Body mass index (BMI) may not measure obesity accurately
Posted by: admin on: July 19, 2011
BMI is a highly insensitive measure of obesity prone to under-diagnosis, while direct fat measurements are superior because they show distribution of body fat.
- In a single-center study, 66% of patients classified as obese on the basis of DEXA scanning had BMI values in the non-obese range, according to Eric Braverman, MD, of New York Presbyterian Hospital/Weill Cornell Medical Center.
- Among more than 1,000 patients, 56% were obese according to the DEXA results, versus 20% using the standard BMI-based definitions.
- Scoffing at BMI as the “baloney mass index,” Braverman said it’s “very likely that obesity is a much bigger epidemic than the 300 million people acknowledged by the World Health Organization.”
- BMI is just a mathematical equation based solely on height and weight that is too general for diagnosing anything, especially in such an exacting field of clinicians.
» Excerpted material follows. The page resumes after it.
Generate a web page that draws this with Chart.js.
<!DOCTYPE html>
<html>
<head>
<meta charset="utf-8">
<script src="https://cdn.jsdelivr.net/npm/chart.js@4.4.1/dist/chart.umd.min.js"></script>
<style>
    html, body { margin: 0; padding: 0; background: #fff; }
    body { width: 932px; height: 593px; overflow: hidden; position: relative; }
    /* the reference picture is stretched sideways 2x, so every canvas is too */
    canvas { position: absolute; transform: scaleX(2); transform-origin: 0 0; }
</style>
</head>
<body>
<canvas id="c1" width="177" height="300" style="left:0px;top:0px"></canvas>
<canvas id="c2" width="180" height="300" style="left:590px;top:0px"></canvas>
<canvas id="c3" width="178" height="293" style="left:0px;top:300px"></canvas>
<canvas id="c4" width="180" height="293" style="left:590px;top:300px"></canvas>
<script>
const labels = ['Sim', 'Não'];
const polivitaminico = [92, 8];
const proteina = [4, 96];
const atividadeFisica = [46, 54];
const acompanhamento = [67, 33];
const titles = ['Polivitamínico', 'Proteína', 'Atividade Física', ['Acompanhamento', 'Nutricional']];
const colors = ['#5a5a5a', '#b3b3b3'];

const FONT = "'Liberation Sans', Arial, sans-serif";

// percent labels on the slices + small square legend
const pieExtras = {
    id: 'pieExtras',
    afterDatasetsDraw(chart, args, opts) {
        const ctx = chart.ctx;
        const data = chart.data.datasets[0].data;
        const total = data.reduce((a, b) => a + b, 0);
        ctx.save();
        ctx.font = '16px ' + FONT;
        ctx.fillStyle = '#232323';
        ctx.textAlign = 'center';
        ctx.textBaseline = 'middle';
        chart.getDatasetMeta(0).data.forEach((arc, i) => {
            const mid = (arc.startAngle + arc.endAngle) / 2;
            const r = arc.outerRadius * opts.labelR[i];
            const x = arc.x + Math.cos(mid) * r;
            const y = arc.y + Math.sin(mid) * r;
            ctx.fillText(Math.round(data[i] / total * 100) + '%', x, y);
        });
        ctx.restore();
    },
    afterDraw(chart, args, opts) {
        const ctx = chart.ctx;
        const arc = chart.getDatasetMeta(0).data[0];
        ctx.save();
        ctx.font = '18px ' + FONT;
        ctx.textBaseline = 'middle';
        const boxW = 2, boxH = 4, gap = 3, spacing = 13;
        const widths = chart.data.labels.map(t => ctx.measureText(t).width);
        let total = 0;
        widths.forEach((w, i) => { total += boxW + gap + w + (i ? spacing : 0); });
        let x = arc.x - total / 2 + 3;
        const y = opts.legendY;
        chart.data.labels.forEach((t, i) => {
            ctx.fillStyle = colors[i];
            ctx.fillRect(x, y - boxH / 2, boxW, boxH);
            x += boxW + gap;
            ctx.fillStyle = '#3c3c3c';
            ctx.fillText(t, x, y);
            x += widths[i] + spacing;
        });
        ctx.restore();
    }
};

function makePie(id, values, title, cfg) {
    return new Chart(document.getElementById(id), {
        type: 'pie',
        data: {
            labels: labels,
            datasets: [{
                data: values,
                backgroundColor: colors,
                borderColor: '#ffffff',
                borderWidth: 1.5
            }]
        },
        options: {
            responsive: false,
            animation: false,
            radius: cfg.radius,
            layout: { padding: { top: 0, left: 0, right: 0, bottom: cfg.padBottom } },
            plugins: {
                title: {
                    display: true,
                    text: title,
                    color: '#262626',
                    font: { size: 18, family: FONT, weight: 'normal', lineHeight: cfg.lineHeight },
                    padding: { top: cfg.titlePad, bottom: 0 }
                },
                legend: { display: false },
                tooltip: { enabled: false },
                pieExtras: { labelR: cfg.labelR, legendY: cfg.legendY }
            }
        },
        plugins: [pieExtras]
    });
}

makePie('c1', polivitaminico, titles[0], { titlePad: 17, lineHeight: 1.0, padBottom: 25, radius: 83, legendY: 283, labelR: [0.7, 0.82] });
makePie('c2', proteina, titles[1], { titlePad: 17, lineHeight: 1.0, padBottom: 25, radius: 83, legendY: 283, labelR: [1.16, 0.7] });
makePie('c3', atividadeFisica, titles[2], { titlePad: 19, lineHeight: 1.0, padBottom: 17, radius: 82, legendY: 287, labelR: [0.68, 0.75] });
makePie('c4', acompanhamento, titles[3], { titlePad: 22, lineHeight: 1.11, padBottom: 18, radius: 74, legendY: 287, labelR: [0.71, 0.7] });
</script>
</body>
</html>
- Braverman said that if any endocrinologists rely on math to calculate thyroid stimulating hormone, he would be laughed at.
- DEXA scans, on the other hand, provide a direct measurement of body fat percentage and can spot fat exactly, in every part of the body.
- It’s particularly effective, Braverman said, for that part of the population that is known as “thin-but-unfit.”
- Their condition is known as normal-weight obesity, in which the BMI is low but they have a high percentage of body fat, especially compared with more favorable tissue like muscle.
- These patients are at higher risk of dyslipidemia, as well as hypertension among men and cardiovascular disease among women.
- The researchers found that DEXA identified 56% of patients as obese while BMI identified 20% as such.
- Among those classified as obese by DEXA, only 34% were classified as obese by BMI and 5% of patients identified as obese by BMI actually weren’t obese according to DEXA scans.
- These individuals were muscular and large, so they look like they’re high weight but they really had high muscle mass.
- This means that we may have more health problems, as individuals are delaying treatment because they don’t think they’re obese and think they’re thin and ‘just a little flabby.